The problem:
Please set down exactly the lines of the listing below from the line containing "Write the TikZ code for this diagram." through the line containing "ain) -- (aout);", both lines included, leaving out all other lines.

-- Begin Data to use --

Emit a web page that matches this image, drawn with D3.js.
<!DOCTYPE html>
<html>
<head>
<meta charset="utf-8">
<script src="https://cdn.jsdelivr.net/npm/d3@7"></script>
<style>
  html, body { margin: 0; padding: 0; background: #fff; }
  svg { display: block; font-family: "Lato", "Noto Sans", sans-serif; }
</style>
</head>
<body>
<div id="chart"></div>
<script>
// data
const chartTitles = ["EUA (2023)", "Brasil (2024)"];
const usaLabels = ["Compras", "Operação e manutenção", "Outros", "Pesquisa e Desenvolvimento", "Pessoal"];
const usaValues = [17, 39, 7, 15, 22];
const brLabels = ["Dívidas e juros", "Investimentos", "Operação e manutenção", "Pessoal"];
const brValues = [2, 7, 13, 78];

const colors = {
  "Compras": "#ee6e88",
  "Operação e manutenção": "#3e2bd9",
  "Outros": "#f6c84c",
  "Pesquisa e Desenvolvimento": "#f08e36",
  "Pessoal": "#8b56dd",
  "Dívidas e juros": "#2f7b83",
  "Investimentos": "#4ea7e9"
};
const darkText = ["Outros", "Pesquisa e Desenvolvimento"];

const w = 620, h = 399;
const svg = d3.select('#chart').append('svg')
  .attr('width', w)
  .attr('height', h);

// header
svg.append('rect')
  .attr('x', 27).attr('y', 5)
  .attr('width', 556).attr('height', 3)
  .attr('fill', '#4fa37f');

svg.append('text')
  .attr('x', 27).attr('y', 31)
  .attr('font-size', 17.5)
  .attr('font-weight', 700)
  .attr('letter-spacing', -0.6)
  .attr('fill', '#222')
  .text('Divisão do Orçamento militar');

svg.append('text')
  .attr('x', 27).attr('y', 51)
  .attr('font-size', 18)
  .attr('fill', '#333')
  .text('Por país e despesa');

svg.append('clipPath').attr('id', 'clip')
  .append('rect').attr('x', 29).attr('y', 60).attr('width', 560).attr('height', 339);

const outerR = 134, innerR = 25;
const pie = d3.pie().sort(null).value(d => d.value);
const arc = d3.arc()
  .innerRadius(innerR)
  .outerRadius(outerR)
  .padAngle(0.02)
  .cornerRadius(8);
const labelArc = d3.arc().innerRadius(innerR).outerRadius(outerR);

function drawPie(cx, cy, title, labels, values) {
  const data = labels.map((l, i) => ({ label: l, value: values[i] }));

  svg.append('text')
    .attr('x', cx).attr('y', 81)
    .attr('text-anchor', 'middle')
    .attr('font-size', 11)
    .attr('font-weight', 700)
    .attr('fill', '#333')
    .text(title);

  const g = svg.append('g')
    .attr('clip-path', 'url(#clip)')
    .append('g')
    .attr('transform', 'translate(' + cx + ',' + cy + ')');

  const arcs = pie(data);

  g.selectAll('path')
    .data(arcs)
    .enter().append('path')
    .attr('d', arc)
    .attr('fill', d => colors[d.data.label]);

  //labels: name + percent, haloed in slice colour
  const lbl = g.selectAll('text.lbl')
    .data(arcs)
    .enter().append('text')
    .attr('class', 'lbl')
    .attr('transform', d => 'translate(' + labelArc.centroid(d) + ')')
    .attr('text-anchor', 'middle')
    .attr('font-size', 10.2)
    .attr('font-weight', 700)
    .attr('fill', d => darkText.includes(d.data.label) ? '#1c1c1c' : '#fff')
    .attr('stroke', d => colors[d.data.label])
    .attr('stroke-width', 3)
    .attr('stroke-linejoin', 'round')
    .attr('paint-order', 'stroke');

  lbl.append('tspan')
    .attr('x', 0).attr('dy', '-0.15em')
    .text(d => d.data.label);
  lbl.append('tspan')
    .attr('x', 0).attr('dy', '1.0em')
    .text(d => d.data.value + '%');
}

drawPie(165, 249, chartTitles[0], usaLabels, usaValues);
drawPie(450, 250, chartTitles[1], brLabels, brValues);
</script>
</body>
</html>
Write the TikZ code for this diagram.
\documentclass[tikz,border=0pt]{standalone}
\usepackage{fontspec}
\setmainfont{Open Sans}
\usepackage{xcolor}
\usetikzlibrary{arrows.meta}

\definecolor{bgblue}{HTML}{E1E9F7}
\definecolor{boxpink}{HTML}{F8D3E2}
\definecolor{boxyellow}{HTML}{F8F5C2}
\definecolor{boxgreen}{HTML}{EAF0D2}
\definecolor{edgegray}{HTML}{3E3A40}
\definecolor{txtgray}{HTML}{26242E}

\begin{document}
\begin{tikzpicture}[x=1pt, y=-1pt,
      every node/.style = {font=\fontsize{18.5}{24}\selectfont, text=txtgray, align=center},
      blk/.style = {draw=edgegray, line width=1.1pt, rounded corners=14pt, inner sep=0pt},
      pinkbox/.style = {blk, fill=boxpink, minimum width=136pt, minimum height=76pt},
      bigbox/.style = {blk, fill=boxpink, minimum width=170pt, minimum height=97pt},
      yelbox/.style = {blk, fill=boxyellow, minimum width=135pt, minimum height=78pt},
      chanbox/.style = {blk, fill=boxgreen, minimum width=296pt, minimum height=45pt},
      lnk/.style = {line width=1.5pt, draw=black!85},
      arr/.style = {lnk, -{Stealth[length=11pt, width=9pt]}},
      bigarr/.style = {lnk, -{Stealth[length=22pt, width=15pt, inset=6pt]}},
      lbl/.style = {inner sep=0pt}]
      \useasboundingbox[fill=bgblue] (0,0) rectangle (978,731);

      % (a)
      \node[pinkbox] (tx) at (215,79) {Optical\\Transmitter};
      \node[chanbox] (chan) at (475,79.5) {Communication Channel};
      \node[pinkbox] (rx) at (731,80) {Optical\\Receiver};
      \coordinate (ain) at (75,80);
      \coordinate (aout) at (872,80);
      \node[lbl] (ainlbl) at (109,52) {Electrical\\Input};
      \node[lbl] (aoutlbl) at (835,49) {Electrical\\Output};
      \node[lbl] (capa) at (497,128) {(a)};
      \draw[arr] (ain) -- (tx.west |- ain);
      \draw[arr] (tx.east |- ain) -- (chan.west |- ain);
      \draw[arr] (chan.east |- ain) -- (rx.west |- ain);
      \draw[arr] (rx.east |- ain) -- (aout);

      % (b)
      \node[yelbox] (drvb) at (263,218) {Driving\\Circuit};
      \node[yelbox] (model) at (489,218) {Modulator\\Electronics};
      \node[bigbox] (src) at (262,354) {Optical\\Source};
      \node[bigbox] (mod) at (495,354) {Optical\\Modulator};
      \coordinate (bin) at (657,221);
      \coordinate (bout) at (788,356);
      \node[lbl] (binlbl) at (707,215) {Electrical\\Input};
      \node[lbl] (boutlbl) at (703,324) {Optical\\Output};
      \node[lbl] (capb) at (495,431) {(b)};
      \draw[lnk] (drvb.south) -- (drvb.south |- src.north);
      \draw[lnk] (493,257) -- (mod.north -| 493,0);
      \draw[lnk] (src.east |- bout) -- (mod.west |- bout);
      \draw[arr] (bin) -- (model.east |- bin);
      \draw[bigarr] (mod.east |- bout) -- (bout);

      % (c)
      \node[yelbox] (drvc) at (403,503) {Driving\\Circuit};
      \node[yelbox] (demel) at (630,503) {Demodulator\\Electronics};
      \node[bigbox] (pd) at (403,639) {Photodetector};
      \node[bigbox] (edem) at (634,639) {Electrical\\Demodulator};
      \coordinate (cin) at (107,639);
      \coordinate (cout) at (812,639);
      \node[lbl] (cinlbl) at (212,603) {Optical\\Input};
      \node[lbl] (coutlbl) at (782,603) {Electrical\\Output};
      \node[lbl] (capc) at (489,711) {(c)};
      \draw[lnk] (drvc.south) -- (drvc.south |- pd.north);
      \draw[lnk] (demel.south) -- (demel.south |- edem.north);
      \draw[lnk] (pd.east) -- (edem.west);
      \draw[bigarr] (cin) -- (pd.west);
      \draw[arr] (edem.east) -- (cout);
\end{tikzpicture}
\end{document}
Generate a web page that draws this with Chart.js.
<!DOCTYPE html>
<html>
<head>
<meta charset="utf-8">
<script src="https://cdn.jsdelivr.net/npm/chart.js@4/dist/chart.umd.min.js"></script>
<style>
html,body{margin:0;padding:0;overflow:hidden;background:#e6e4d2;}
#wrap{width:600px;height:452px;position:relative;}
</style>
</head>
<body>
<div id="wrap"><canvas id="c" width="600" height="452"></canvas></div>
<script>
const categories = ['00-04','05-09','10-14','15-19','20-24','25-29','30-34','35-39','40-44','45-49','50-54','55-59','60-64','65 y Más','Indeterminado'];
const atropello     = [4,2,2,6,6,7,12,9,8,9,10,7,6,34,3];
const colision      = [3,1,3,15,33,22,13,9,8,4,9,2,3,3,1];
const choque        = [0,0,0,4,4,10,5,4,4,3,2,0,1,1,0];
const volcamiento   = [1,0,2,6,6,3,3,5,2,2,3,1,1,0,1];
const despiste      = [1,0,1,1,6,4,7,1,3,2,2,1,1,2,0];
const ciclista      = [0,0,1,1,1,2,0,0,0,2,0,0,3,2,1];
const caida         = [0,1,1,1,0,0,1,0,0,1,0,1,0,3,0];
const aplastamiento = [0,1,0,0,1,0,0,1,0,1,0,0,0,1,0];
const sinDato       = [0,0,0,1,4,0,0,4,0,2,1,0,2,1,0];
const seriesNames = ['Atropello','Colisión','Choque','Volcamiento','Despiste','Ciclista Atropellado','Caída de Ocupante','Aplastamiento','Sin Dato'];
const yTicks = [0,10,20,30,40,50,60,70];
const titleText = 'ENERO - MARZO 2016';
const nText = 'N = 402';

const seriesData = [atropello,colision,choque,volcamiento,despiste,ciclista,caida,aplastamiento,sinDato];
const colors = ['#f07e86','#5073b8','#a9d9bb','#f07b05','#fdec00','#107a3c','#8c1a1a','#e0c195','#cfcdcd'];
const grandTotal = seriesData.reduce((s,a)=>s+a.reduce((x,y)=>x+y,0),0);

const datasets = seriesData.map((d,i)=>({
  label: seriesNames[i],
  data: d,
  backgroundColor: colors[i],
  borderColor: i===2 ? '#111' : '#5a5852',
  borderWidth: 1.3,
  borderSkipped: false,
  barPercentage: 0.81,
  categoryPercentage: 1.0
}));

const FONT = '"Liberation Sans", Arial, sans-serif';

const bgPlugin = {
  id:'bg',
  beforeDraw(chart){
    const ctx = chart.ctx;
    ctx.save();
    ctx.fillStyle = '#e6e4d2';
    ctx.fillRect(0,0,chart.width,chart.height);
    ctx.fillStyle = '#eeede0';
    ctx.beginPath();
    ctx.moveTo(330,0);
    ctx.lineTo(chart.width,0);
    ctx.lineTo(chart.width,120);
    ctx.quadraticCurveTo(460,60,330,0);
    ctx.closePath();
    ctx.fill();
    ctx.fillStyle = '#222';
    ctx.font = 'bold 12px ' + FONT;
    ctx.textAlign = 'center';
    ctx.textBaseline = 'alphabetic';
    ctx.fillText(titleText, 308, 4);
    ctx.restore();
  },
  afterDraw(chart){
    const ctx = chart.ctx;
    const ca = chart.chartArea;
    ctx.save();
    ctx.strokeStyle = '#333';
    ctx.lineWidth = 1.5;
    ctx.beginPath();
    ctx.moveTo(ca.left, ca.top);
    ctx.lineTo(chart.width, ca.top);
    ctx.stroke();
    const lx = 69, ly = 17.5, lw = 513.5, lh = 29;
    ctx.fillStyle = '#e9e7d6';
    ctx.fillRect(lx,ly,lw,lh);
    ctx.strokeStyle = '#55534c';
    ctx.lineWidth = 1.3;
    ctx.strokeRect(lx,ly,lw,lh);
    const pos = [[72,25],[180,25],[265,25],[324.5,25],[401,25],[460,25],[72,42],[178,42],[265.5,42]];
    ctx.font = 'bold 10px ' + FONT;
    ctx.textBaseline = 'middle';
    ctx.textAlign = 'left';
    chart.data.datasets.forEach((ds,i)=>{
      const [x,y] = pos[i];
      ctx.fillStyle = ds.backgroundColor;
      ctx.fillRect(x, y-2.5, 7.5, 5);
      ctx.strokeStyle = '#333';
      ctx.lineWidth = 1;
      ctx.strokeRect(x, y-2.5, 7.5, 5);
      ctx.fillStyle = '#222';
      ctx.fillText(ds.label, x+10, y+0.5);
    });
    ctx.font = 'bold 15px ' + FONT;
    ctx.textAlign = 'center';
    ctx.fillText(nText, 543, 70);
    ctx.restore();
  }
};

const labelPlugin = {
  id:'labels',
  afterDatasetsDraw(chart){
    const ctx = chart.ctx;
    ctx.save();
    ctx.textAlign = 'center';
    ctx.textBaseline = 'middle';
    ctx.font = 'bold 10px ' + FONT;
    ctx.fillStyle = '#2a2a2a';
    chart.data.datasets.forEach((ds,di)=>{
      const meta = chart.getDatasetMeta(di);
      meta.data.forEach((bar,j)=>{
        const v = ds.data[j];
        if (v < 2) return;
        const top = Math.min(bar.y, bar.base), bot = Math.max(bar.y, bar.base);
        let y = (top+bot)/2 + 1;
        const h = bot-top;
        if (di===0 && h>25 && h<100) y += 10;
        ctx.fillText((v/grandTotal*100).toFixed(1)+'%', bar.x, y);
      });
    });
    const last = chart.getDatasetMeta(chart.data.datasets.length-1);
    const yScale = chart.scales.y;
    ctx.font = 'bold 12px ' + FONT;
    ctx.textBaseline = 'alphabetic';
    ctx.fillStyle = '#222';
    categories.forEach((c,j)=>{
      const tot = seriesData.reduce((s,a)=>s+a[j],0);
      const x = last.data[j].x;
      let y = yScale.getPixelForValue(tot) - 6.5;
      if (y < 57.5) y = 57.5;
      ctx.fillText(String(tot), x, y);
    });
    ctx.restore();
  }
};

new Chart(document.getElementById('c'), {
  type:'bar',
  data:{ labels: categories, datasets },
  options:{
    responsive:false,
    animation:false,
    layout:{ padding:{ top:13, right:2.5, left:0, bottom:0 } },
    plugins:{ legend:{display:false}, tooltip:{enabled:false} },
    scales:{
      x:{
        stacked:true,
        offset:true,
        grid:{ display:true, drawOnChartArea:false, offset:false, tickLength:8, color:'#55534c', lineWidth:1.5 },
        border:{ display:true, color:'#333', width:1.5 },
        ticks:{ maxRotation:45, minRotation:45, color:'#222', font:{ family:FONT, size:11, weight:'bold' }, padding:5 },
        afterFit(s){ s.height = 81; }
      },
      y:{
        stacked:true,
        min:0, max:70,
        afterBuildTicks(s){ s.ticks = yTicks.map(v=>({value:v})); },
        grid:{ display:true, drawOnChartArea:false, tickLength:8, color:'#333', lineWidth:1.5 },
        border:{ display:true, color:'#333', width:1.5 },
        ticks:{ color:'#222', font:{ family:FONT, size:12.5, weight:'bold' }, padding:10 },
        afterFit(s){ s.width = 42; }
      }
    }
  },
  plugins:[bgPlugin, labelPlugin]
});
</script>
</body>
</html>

-- End Data to use --

Task response:
Write the TikZ code for this diagram.
\documentclass[tikz,border=0pt]{standalone}
\usepackage{fontspec}
\setmainfont{Open Sans}
\usepackage{xcolor}
\usetikzlibrary{arrows.meta}

\definecolor{bgblue}{HTML}{E1E9F7}
\definecolor{boxpink}{HTML}{F8D3E2}
\definecolor{boxyellow}{HTML}{F8F5C2}
\definecolor{boxgreen}{HTML}{EAF0D2}
\definecolor{edgegray}{HTML}{3E3A40}
\definecolor{txtgray}{HTML}{26242E}

\begin{document}
\begin{tikzpicture}[x=1pt, y=-1pt,
      every node/.style = {font=\fontsize{18.5}{24}\selectfont, text=txtgray, align=center},
      blk/.style = {draw=edgegray, line width=1.1pt, rounded corners=14pt, inner sep=0pt},
      pinkbox/.style = {blk, fill=boxpink, minimum width=136pt, minimum height=76pt},
      bigbox/.style = {blk, fill=boxpink, minimum width=170pt, minimum height=97pt},
      yelbox/.style = {blk, fill=boxyellow, minimum width=135pt, minimum height=78pt},
      chanbox/.style = {blk, fill=boxgreen, minimum width=296pt, minimum height=45pt},
      lnk/.style = {line width=1.5pt, draw=black!85},
      arr/.style = {lnk, -{Stealth[length=11pt, width=9pt]}},
      bigarr/.style = {lnk, -{Stealth[length=22pt, width=15pt, inset=6pt]}},
      lbl/.style = {inner sep=0pt}]
      \useasboundingbox[fill=bgblue] (0,0) rectangle (978,731);

      % (a)
      \node[pinkbox] (tx) at (215,79) {Optical\\Transmitter};
      \node[chanbox] (chan) at (475,79.5) {Communication Channel};
      \node[pinkbox] (rx) at (731,80) {Optical\\Receiver};
      \coordinate (ain) at (75,80);
      \coordinate (aout) at (872,80);
      \node[lbl] (ainlbl) at (109,52) {Electrical\\Input};
      \node[lbl] (aoutlbl) at (835,49) {Electrical\\Output};
      \node[lbl] (capa) at (497,128) {(a)};
      \draw[arr] (ain) -- (tx.west |- ain);
      \draw[arr] (tx.east |- ain) -- (chan.west |- ain);
      \draw[arr] (chan.east |- ain) -- (rx.west |- ain);
      \draw[arr] (rx.east |- ain) -- (aout);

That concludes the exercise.